Applicants for patent right evaluation report
Article 66 of the Patent Law (Revised in 2020) provides that the patentee, pertinent interested party or the alleged infringer to a dispute case concerning utility or design patent may issue a patent right evaluation report on its own initiative.
To this end, the draft revision to the Guidelines also grants the potential alleged infringer (any entity or individual which/who is likely to be an accused infringer) the right to apply for a patent right evaluation report, apart from the patentee and pertinent interested party pursuant to the preexisting Patent Law. However, in accordance with the revision, not every individual seems to be entitled to apply for such report, which is incongruous with ‘any entity or individual can be the applicant for patent right evaluation report’ as provided in the Proposals for Revisions to Implementing Rules of the Patent Law (2020.12) (See Article 56 in Revised Draft for Comment). This disparity can only be clarified after the official issuance of the Implementing Rules.

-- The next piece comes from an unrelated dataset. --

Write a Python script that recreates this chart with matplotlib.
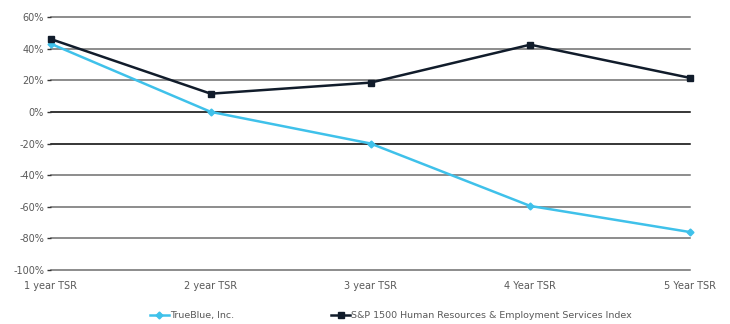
import matplotlib
matplotlib.use("Agg")
import matplotlib.pyplot as plt
from matplotlib.ticker import FuncFormatter

categories = ["1 year TSR", "2 year TSR", "3 year TSR", "4 Year TSR", "5 Year TSR"]
trueblue = [43, 0, -20, -59.5, -76]
sp1500 = [46, 11.5, 18.5, 42.5, 21.5]
yticks = [60, 40, 20, 0, -20, -40, -60, -80, -100]

fig = plt.figure(figsize=(7.3, 3.24), dpi=100)
ax = fig.add_axes([51/730, 1-270/324, (690-51)/730, (270-17)/324])
x = list(range(len(categories)))

for yv in yticks:
    ax.axhline(yv, color="#000000" if yv in (0, -20) else "#6e6e6e", lw=1.1, zorder=1, clip_on=False)

ax.plot(x, trueblue, color="#3fc1ea", lw=1.8, marker="D", ms=3.5, label="TrueBlue, Inc.", zorder=3, clip_on=False)
ax.plot(x, sp1500, color="#111c2b", lw=1.8, marker="s", ms=5, label="S&P 1500 Human Resources & Employment Services Index", zorder=4, clip_on=False)

ax.set_xlim(0, 4)
ax.set_ylim(-100, 60)
ax.set_yticks(yticks)
ax.yaxis.set_major_formatter(FuncFormatter(lambda v, p: f"{int(v)}%"))
ax.set_xticks(x)
ax.set_xticklabels(categories)
for s in ax.spines.values():
    s.set_visible(False)
ax.tick_params(axis="y", length=3, width=1, color="#333333", labelsize=7, labelcolor="#595959", pad=2)
ax.tick_params(axis="x", length=0, labelsize=7, labelcolor="#595959", pad=8)

leg = ax.legend(loc="upper center", bbox_to_anchor=(0.532, -0.13), ncol=2, frameon=False,
                fontsize=6.8, labelcolor="#595959", handlelength=2.0, handletextpad=0.1,
                columnspacing=10.3)
fig.savefig("out.png", dpi=100)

In accordance with the Draft Revision to the Patent Examination Guidelines, the potential accused infringer applying for a patent right evaluation report shall submit documentary evidence such as a lawyer’s letter, which refers to a letter sent to the potential alleged infringer from the patentee or interested party to request stopping infringement upon its patent right, or other documents proving the existence of the patent infringement. Where the patentee or interested party sends a lawyer's letter to the potential alleged infringer but does not file a patent infringement lawsuit despite reminders from the potential accused infringer, the potential alleged infringer may apply with the CNIPA to issue a patent right evaluation report and submit it in the lawsuit on affirmation of non-infringement.